The only way to do "in" using python currently is to use the string based
filter API (where you pass us an expression as a string, and we parse it
using our SQL parser).
from pyspark.sql import Row
from pyspark.sql.functions import *
df = sc.parallelize([Row(name="test")]).toDF()
df.filter("name in ('a', 'b')").collect()
Out[1]: []
df.filter("name in ('test')").collect()
Out[2]: [Row(name=u'test')]
In general you want to avoid lambda functions whenever you can do the same
thing a dataframe expression. This is because your lambda function is a
black box that we cannot optimize (though you should certainly use them for
the advanced stuff that expressions can't handle).

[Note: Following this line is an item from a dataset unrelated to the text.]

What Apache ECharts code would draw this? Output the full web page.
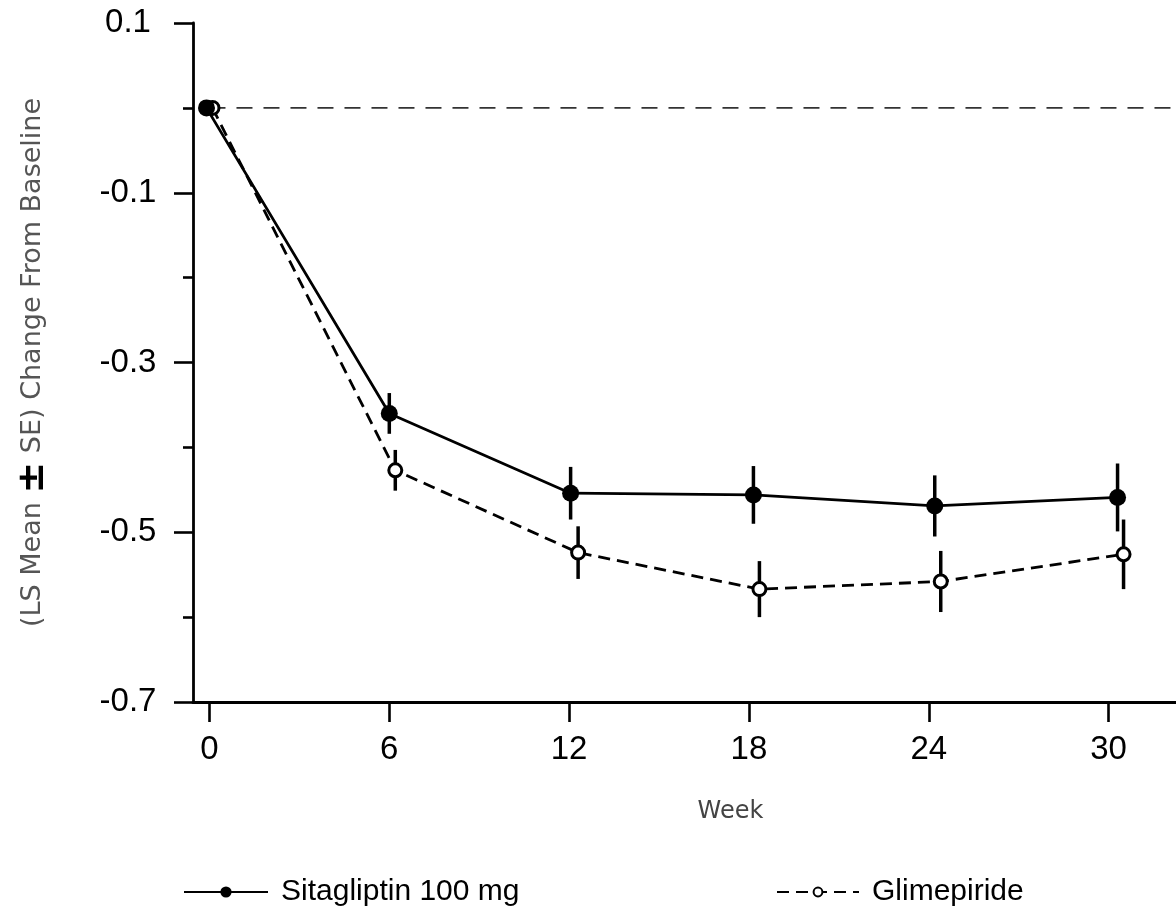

I opened SPARK-6536 <https://issues.apache.org/jira/browse/SPARK-6536> to
provide a nicer interface for this.
On Wed, Mar 25, 2015 at 7:41 AM, Stuart Layton <[email protected]>
wrote:
> I have a SparkSQL dataframe with a a few billion rows that I need to
> quickly filter down to a few hundred thousand rows, using an operation like
> (syntax may not be correct)
>
> df = df[ df.filter(lambda x: x.key_col in approved_keys)]
>
> I was thinking about serializing the data using parquet and saving it to
> S3, however as I want to optimize for filtering speed I'm not sure this is
> the best option.
>
> --
> Stuart Layton
>